Vivaldi painted literal scenes in sound: barking dogs, drunk peasants, shivering violin strings depicting ice. He also composed for the orphanage girls in Venice, creating music of such technical brilliance that visiting diplomats begged to hear them perform. Vivaldi’s concertos established the fast-slow-fast structure that became standard.

More importantly, he showed how a solo instrument could converse with the orchestra as an equal partner. That conversational approach remains central to concerto writing today.

6. Tomaso Albinoni

Tomaso Albinoni occupies a curious place in musical history. During his lifetime he was respected as an opera composer, yet today we know him mostly for a work he did not write. That famous Adagio in G minor is actually a 20th-century reconstruction based on a fragment.

The real Albinoni wrote graceful, melodious music that sits somewhere between Corelli’s formality and Vivaldi’s flash. His oboe concertos are particularly fine, giving the instrument a lyrical voice it rarely enjoyed before. Albinoni’s music rewards repeated listening.

The surfaces are smooth, but there is real emotional depth underneath if you pay attention.

7. Giovanni Battista Pergolesi

Giovanni Battista Pergolesi had one of the shortest and most influential careers in music. He died at 26, yet managed to write the comic intermezzo “La Serva Padrona” that basically invented opera buffa. The piece is funny, tuneful, and full of recognizable human behavior.

Its success across Europe signaled a shift away from the stiff formality of opera seria toward something more relatable. Pergolesi’s Stabat Mater, written on his deathbed, shows the other side of his talent. The music aches with genuine sorrow while maintaining perfect classical poise.

That ability to balance expressive intensity with formal elegance became a hallmark of the later baroque style.

8. Giuseppe Tartini

Giuseppe Tartini closes our list on a note of mystery and mastery. Best remembered for his Devil’s Trill Sonata, Tartini claimed the piece came to him in a dream after the devil played it on his violin. The story might be marketing, but the music delivers.

The sonata demands a level of technical control that borders on the supernatural, particularly in its famous trill passages. Tartini was also a respected theorist who wrote extensively about violin technique and acoustics. His concertos show a darker, more introspective side of the Italian baroque than Vivaldi usually explored.

Where Vivaldi sparkles, Tartini broods. Both approaches have their place.

These composers did not work in isolation. They competed for patrons, stole ideas from one another, and occasionally collaborated. Their music reflects the exuberance of a culture that had rediscovered ancient texts, embraced new scientific thinking, and decided that art should overwhelm the senses.

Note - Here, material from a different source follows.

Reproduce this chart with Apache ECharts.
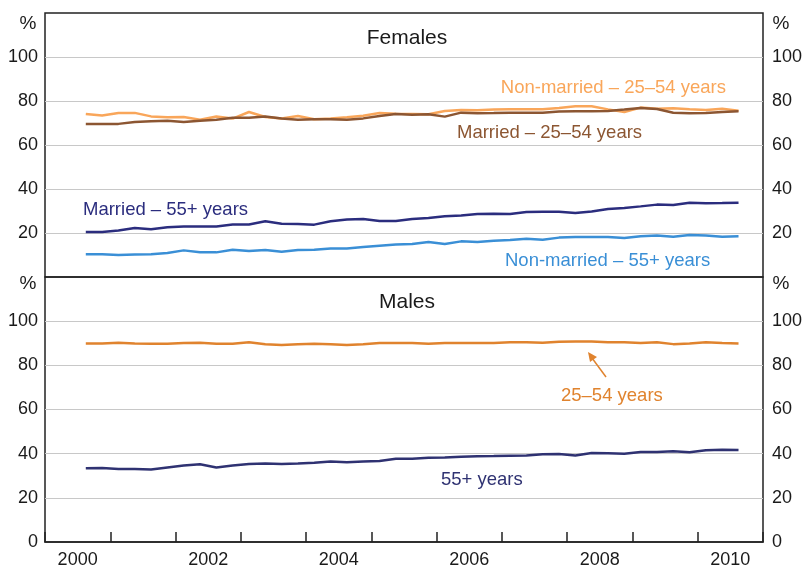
<!DOCTYPE html>
<html>
<head>
<meta charset="utf-8">
<script src="https://cdn.jsdelivr.net/npm/echarts@6/dist/echarts.min.js"></script>
<style>
  html, body { margin: 0; padding: 0; background: #fff; }
  #chart { width: 808px; height: 570px; }
</style>
</head>
<body>
<div id="chart"></div>
<script>
'use strict';
/* participation rates by marital status / age, quarterly 2000 Q3 - 2010 Q3 */

var years = ['2000', '2001', '2002', '2003', '2004', '2005', '2006', '2007', '2008', '2009', '2010'];

// females
var nonMarried2554 = [74.1, 73.4, 74.5, 74.6, 73.0, 72.6, 72.7, 71.5, 73.0, 72.0, 75.0, 72.7, 72.0, 73.2, 71.7, 72.1, 72.6, 73.3, 74.5, 74.2, 74.1,
  74.0, 75.5, 75.9, 75.8, 76.1, 76.2, 76.2, 76.2, 76.8, 77.6, 77.6, 76.2, 75.0, 77.0, 76.5, 76.7, 76.2, 75.9, 76.5, 75.6];
var married2554 = [69.6, 69.5, 69.6, 70.5, 70.8, 71.0, 70.4, 71.0, 71.5, 72.4, 72.4, 73.0, 72.0, 71.5, 71.7, 71.7, 71.5, 72.1, 73.2, 74.1, 73.8,
  74.0, 72.9, 74.7, 74.4, 74.5, 74.7, 74.7, 74.7, 75.2, 75.3, 75.3, 75.5, 76.1, 76.8, 76.4, 74.7, 74.4, 74.5, 75.0, 75.3];
var married55 = [20.5, 20.5, 21.1, 22.3, 21.7, 22.6, 23.0, 23.0, 23.0, 23.9, 23.9, 25.3, 24.2, 24.1, 23.8, 25.3, 26.1, 26.4, 25.5, 25.5, 26.4,
  26.8, 27.6, 28.0, 28.6, 28.8, 28.6, 29.5, 29.7, 29.7, 29.1, 29.8, 30.9, 31.4, 32.1, 32.9, 32.7, 33.8, 33.5, 33.6, 33.8];
var nonMarried55 = [10.3, 10.3, 10.0, 10.2, 10.3, 10.9, 12.1, 11.2, 11.2, 12.4, 11.8, 12.3, 11.5, 12.3, 12.4, 13.0, 13.0, 13.6, 14.2, 14.8, 15.0,
  15.9, 15.0, 16.2, 15.9, 16.5, 16.8, 17.4, 16.9, 17.9, 18.2, 18.2, 18.2, 17.7, 18.5, 18.9, 18.3, 19.1, 18.9, 18.3, 18.5];

// males
var males2554 = [89.9, 89.9, 90.2, 89.9, 89.8, 89.8, 90.1, 90.2, 89.8, 89.8, 90.4, 89.6, 89.2, 89.5, 89.8, 89.6, 89.2, 89.6, 90.1, 90.1, 90.1,
  89.8, 90.1, 90.1, 90.1, 90.1, 90.4, 90.5, 90.2, 90.7, 90.8, 90.8, 90.4, 90.4, 90.1, 90.5, 89.6, 89.9, 90.4, 90.1, 89.9];
var males55 = [33.4, 33.5, 33.1, 33.1, 32.8, 33.7, 34.6, 35.2, 33.7, 34.6, 35.3, 35.6, 35.3, 35.5, 35.9, 36.5, 36.1, 36.5, 36.7, 37.7, 37.7,
  38.2, 38.3, 38.6, 38.8, 38.9, 39.1, 39.2, 39.7, 39.8, 39.2, 40.3, 40.2, 40.0, 40.8, 40.8, 41.1, 40.6, 41.5, 41.8, 41.7];

// quarter categories, data runs from 2000 Q3 to 2010 Q3
var quarters = [];
for (var i = 0; i < years.length; i++) {
  for (var q = 1; q <= 4; q++) {
    quarters.push(years[i] + ' Q' + q);
  }
}
function pad(values) {
  return [null, null].concat(values).concat([null]);
}

var FONT = 'Liberation Sans, Arial, sans-serif';
var TXT = '#1a1a1a';
var GL = 45, GR = 763, TOP1 = 13, MID = 277, BOT = 542;

var gridLines = ['rgba(0,0,0,0)', '#c8c8c8', '#c8c8c8', '#c8c8c8', '#c8c8c8', '#c8c8c8', 'rgba(0,0,0,0)'];

function yAxis(gridIndex, side, hideZero) {
  return {
    type: 'value',
    gridIndex: gridIndex,
    position: side,
    min: 0,
    max: 120,
    interval: 20,
    axisLine: { show: false },
    axisTick: { show: false },
    axisLabel: {
      fontSize: 18,
      fontFamily: FONT,
      color: TXT,
      margin: side === 'left' ? 7 : 9,
      formatter: function(v) {
        if (v === 120 || (hideZero && v === 0)) return '';
        return v;
      }
    },
    splitLine: { show: side === 'left', lineStyle: { color: gridLines, width: 1 } }
  };
}

function line(name, values, xIdx, yIdx, color) {
  return {
    name: name,
    type: 'line',
    xAxisIndex: xIdx,
    yAxisIndex: yIdx,
    data: pad(values),
    showSymbol: false,
    symbol: 'none',
    lineStyle: { color: color, width: 2.5 },
    itemStyle: { color: color },
    silent: true,
    z: 3
  };
}

function label(text, x, y, color, align, size) {
  return {
    type: 'text',
    x: x,
    y: y,
    z: 10,
    style: {
      text: text,
      fill: color,
      font: (size || 18.5) + 'px ' + FONT,
      textAlign: align || 'left',
      textVerticalAlign: 'middle'
    }
  };
}

var chart = echarts.init(document.getElementById('chart'));
var option = {
  animation: false,
  backgroundColor: '#fff',
  grid: [
    { left: GL, right: 808 - GR, top: TOP1, height: MID - TOP1, show: true, borderColor: '#222', borderWidth: 1.5, backgroundColor: 'transparent' },
    { left: GL, right: 808 - GR, top: MID, height: BOT - MID, show: true, borderColor: '#222', borderWidth: 1.5, backgroundColor: 'transparent' }
  ],
  xAxis: [
    { type: 'category', gridIndex: 0, data: quarters, boundaryGap: true, show: false },
    { type: 'category', gridIndex: 1, data: quarters, boundaryGap: true, show: false, position: 'top' },
    {
      type: 'category',
      gridIndex: 1,
      data: years,
      boundaryGap: true,
      position: 'bottom',
      axisLine: { show: true, lineStyle: { color: '#222', width: 1.5 } },
      axisTick: { show: true, inside: true, length: 10, interval: 0, lineStyle: { color: '#222', width: 1.5 } },
      axisLabel: { interval: 1, fontSize: 18, fontFamily: FONT, color: TXT, margin: 9 },
      splitLine: { show: false }
    }
  ],
  yAxis: [
    yAxis(0, 'left', true),
    yAxis(0, 'right', true),
    yAxis(1, 'left', false),
    yAxis(1, 'right', false)
  ],
  series: [
    line('Non-married – 25–54 years', nonMarried2554, 0, 0, '#f9a65a'),
    line('Married – 25–54 years', married2554, 0, 0, '#8c5632'),
    line('Married – 55+ years', married55, 0, 0, '#2b2d7e'),
    line('Non-married – 55+ years', nonMarried55, 0, 0, '#3a8fd6'),
    line('25–54 years', males2554, 1, 2, '#e0832e'),
    line('55+ years', males55, 1, 2, '#2f3272')
  ],
  graphic: [
    label('%', 28, 24, TXT, 'center', 19),
    label('%', 781, 24, TXT, 'center', 19),
    label('%', 28, 284, TXT, 'center', 19),
    label('%', 781, 284, TXT, 'center', 19),
    label('Females', 407, 38, TXT, 'center', 21),
    label('Males', 407, 302, TXT, 'center', 21),
    label('Non-married – 25–54 years', 726, 88, '#f9a65a', 'right'),
    label('Married – 25–54 years', 457, 133, '#8c5632', 'left'),
    label('Married – 55+ years', 83, 210, '#2b2d7e', 'left'),
    label('Non-married – 55+ years', 505, 261, '#3a8fd6', 'left'),
    label('25–54 years', 561, 396, '#e0832e', 'left'),
    label('55+ years', 441, 480, '#2f3272', 'left'),
    {
      type: 'line',
      z: 10,
      shape: { x1: 606, y1: 377, x2: 592, y2: 358 },
      style: { stroke: '#e0832e', lineWidth: 1.5 }
    },
    {
      type: 'polygon',
      z: 10,
      shape: { points: [[588, 352], [597, 357], [590, 362]] },
      style: { fill: '#e0832e' }
    }
  ]
};
chart.setOption(option);
</script>
</body>
</html>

The baroque impulse was to pile ornament on ornament until the whole structure should collapse under its own weight, yet somehow it never did. The best composers maintained an underlying logic that held everything together.

Listening to Italian baroque music today offers more than historical curiosity. It provides a direct line to an era when emotion and intellect were not seen as opposites. The next time you hear a familiar Vivaldi tune in an advertisement or movie trailer, remember that it once formed part of a larger artistic vision that changed how humans thought about sound itself.

Seek out the lesser-known works too. Corelli’s quiet dignity, Scarlatti’s keyboard fireworks, and Pergolesi’s deathbed prayers all have something vital to say. The baroque never really ended.

It simply waited for ears willing to hear its wild, ornate heart still beating beneath three centuries of dust.